Life is not about us, it is about each other.
Lodge Grass, Montana was once named the most beautiful town in America with its breathtaking vistas of the Bighorns to the south, pine riddled Wolf Mountains bordering the east, and the historic Little Bighorn flowing on the outskirts. “Valley of the Chiefs”, the Crow Indians, or Apsáalooke, call it. Having received its name because the chiefs made this area home after the Treaties with the United States were enacted.
The physical splendor of the locale remains, but is tarnished by the decades of generational trauma and negative coping skills. Alcohol is illegal on the reservation, yet it still reigns over the lives of many. Methamphetamine plagues the community. Take a walk through my town and you are sure to find a syringe used for getting high. Homes, once beautiful in design and landscaping, are now inhabitable because the meth refuse has absorbed into the walls. Homesites are barren because the houses burnt down or were razed. What was once a paradise, is now a town trying to survive.
Now, take this town along with all of its natural beauty and sorrow and sprinkle it throughout the 2.2-million-acre reservation. Lodge Grass is not the only Crow community hurting. They all are. Problems are aplenty. Solutions are equivocal.
At the tender age of 10 months I became an uncle with 18 more nieces and nephews to follow since. As I grew up, I had a natural love for children. I credit this to my elder siblings procreating at a steady rate. My love for the youth is a catalyst for my life goals.
Our youth are the solution. They are the ones who will change our world. That is why I chose to become an educator and eventually a counselor. The students need to be heavily supported and built up. Otherwise they will become a part of the cycle. I will show them how to live; our roots need to be strong.
A supernatural encounter in 2012 forever transformed my life. Some believe in God, and some do not. Well, God showed up that night. I heard His Voice. I felt His Power. I thought I was going crazy. But He showed me my dream of coaching basketball was placed in my heart by Him. But in order to that, I would need to become a teacher and eventually a counselor. So, here I find myself nearly finished at The University of Montana-Western.
I cannot think of any particular experiences in K-12 academia that influenced my current life course. Still, I can recall in my pre-teen years staying up late at night, retreating to the sanctuary of my imagination. There I was the head coach for my made-up basketball team. It is in this place that my vision of coaching began.

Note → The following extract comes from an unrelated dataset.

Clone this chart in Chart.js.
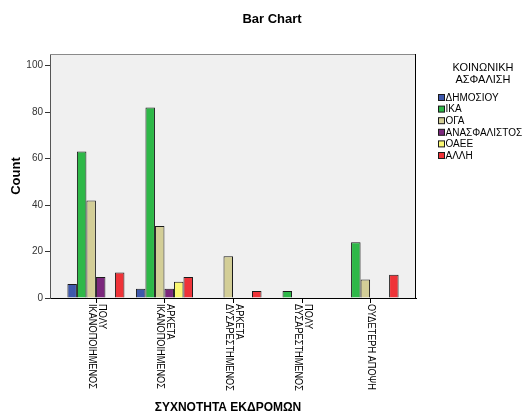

During those nights I would create plays and scenarios. I developed coaching strategies and philosophies. The only problem was that in order to be a varsity coach, I would have to work for the school district. That meant teaching.
I knew teachers did not make very much money, so I put that passion of coaching on the back-burner, focusing more on a life where I made money. It was my divine encounter that helped me understand that life is not about money, but about saving people in a hurting world, such as those in America’s “most beautiful town”.
Today I am coach for my own children and gaining valuable experience doing so. I want to build a revered varsity program that balances basketball and life; that is my platform for reaching my people and uniting them.
I grew up around the sport and I am in love with it. I grew up around children and loved them even more. Everything else in life seems to just fall in place. Some call these instances coincidences. I call these miracles.